[CHAPTER XI]
CROWNS, CORONETS, AND COLLARS
Crowns and Coronets; Introduction of Coronets; Coronets of Princes, Dukes, and Earls; Bequests of Coronets; Illustrations of Coronets and Crowns; Collars and Chains; Collars of Orders; Lancastrian Collars of SS; Yorkist Collars of Suns and Roses; Tudor Collars of SS; Other Livery Collars; Waits' Collars; Collars and Chains of Mayors, Mayoresses, and Sheriffs; The Revival of Collars; Inordinate Length of modern Collars.

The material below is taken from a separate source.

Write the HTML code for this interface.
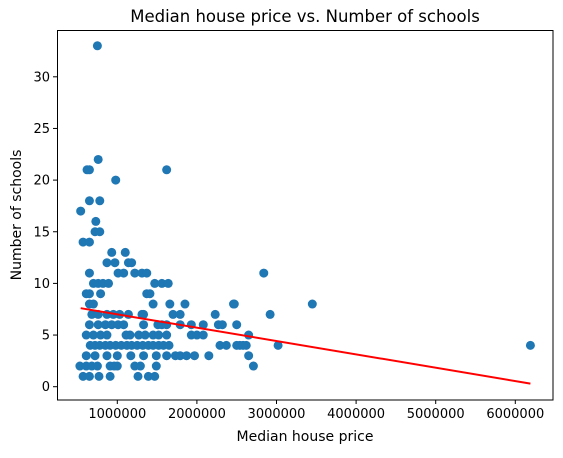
<!DOCTYPE html>
<html><head><meta charset="utf-8"><style>
body{margin:0;background:#fff;font-family:"Liberation Sans","DejaVu Sans",sans-serif}
svg text{font-family:"DejaVu Sans","Liberation Sans",sans-serif;fill:#000}
</style></head><body>
<svg id="chart" width="563" height="453" xmlns="http://www.w3.org/2000/svg"></svg>
<script>
const prices = [0.75,0.76,0.62,0.65,1.62,0.98,0.65,0.78,0.54,0.73,
0.57,0.65,0.72,0.78,0.93,1.10,0.87,0.97,1.14,1.18,
0.65,1.01,1.08,1.22,1.31,1.37,0.70,0.76,0.82,0.89,1.47,1.56,1.64,
0.61,0.65,0.79,1.37,1.41,0.65,0.70,1.45,1.66,1.85,2.46,2.47,3.45,
0.68,0.76,0.87,0.95,1.03,1.14,1.31,1.33,1.70,1.79,2.23,2.92,
0.65,0.76,0.85,0.93,1.01,1.08,1.33,1.51,1.56,1.62,1.79,1.93,2.08,2.27,2.32,2.5,
0.61,0.70,0.79,0.87,1.11,1.16,1.27,1.35,1.45,1.52,1.62,1.93,2.0,2.08,2.65,
0.66,0.72,0.78,0.85,0.91,0.98,1.05,1.12,1.18,1.25,1.32,1.39,1.45,1.52,1.58,1.65,2.29,2.37,2.54,2.62,2.50,2.58,3.02,6.19,
0.61,0.72,0.87,1.0,1.17,1.33,1.49,1.62,1.73,1.79,1.87,1.97,2.15,2.65,
0.53,0.61,0.68,0.75,0.91,0.96,1.0,1.22,1.29,1.49,2.71,
0.57,0.65,0.77,0.91,1.26,1.39,1.47,2.84];
const schools = [33,22,21,21,21,20,18,18,17,16,
14,14,15,15,13,13,12,12,12,12,
11,11,11,11,11,11,10,10,10,10,10,10,10,
9,9,9,9,9,8,8,8,8,8,8,8,8,
7,7,7,7,7,7,7,7,7,7,7,7,
6,6,6,6,6,6,6,6,6,6,6,6,6,6,6,6,
5,5,5,5,5,5,5,5,5,5,5,5,5,5,5,
4,4,4,4,4,4,4,4,4,4,4,4,4,4,4,4,4,4,4,4,4,4,4,4,
3,3,3,3,3,3,3,3,3,3,3,3,3,3,
2,2,2,2,2,2,2,2,2,2,2,
1,1,1,1,1,1,1,11];
const fitX = [540000, 6190000];
const fitY = [7.6, 0.3];
const xTicks = [1000000,2000000,3000000,4000000,5000000,6000000];
const yTicks = [0,5,10,15,20,25,30];

const NS="http://www.w3.org/2000/svg";
const svg=document.getElementById('chart');
const X=v=>37.7+v/1e6*79.6;
const Y=v=>386.7-v*10.33;
function mk(t,a,p){const e=document.createElementNS(NS,t);for(const k in a)e.setAttribute(k,a[k]);(p||svg).appendChild(e);return e;}

const pts=mk('g',{});


for(let i=0;i<prices.length;i++){
  const c=mk('circle',{cx:X(prices[i]*1e6),cy:Y(schools[i]),r:4.5,fill:'#1f77b4'},pts);
  
  
}
const ln=mk('line',{x1:X(fitX[0]),y1:Y(fitY[0]),x2:X(fitX[1]),y2:Y(fitY[1]),stroke:'#ff0000','stroke-width':2});



const fr=mk('rect',{x:57.5,y:30.5,width:495.5,height:369.5,fill:'none',stroke:'#000','stroke-width':1});



xTicks.forEach(t=>{
  const x=X(t);
  mk('line',{x1:x,y1:400,x2:x,y2:404,stroke:'#000'});
  const tx=mk('text',{x:x,y:418,'text-anchor':'middle','font-size':13});
  tx.textContent=t;
  
  
});
yTicks.forEach(t=>{
  const y=Y(t);
  mk('line',{x1:53,y1:y,x2:57.5,y2:y,stroke:'#000'});
  const tx=mk('text',{x:50,y:y+4.5,'text-anchor':'end','font-size':13});
  tx.textContent=t;
  
  
});
const ti=mk('text',{x:305,y:22,'text-anchor':'middle','font-size':16.5});
ti.textContent='Median house price vs. Number of schools';


const xt=mk('text',{x:305,y:441,'text-anchor':'middle','font-size':14});
xt.textContent='Median house price';


const yt=mk('text',{x:0,y:0,'text-anchor':'middle','font-size':14,transform:'translate(21,215) rotate(-90)'});
yt.textContent='Number of schools';


</script>
</body></html>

At the present day it is the habit of divers ladies of rank to surmount their hair, when occasion allows, with diamond tiaras of surpassing splendour. The ladies of olden time were not free from a similar weakness, but the diamond mines of South Africa being then unknown, and other gems too costly, they encouraged the goldsmiths to make them beautiful crowns and crestings, with which they adorned their heads and headgear. A reference to the accurate drawings and details published by Stothard in his Monumental Effigies will show not only the high artistic excellence of these ornaments, but also how becoming they were to the ladies who wore them. They varied greatly in design, from the simple circlet of fleurons and trefoils of Queen Eleanor of Castile (fig. [158]) to the sumptuous piece of jewellery beset with pearls and stones, which is represented on the alabaster effigy of Queen Joan at Canterbury (fig. [159]) and reflects so worthily the yet more splendid crown of her husband, King Henry IV (fig. [173]).
Fig. 158. Crowned effigy of Queen Eleanor at Westminster.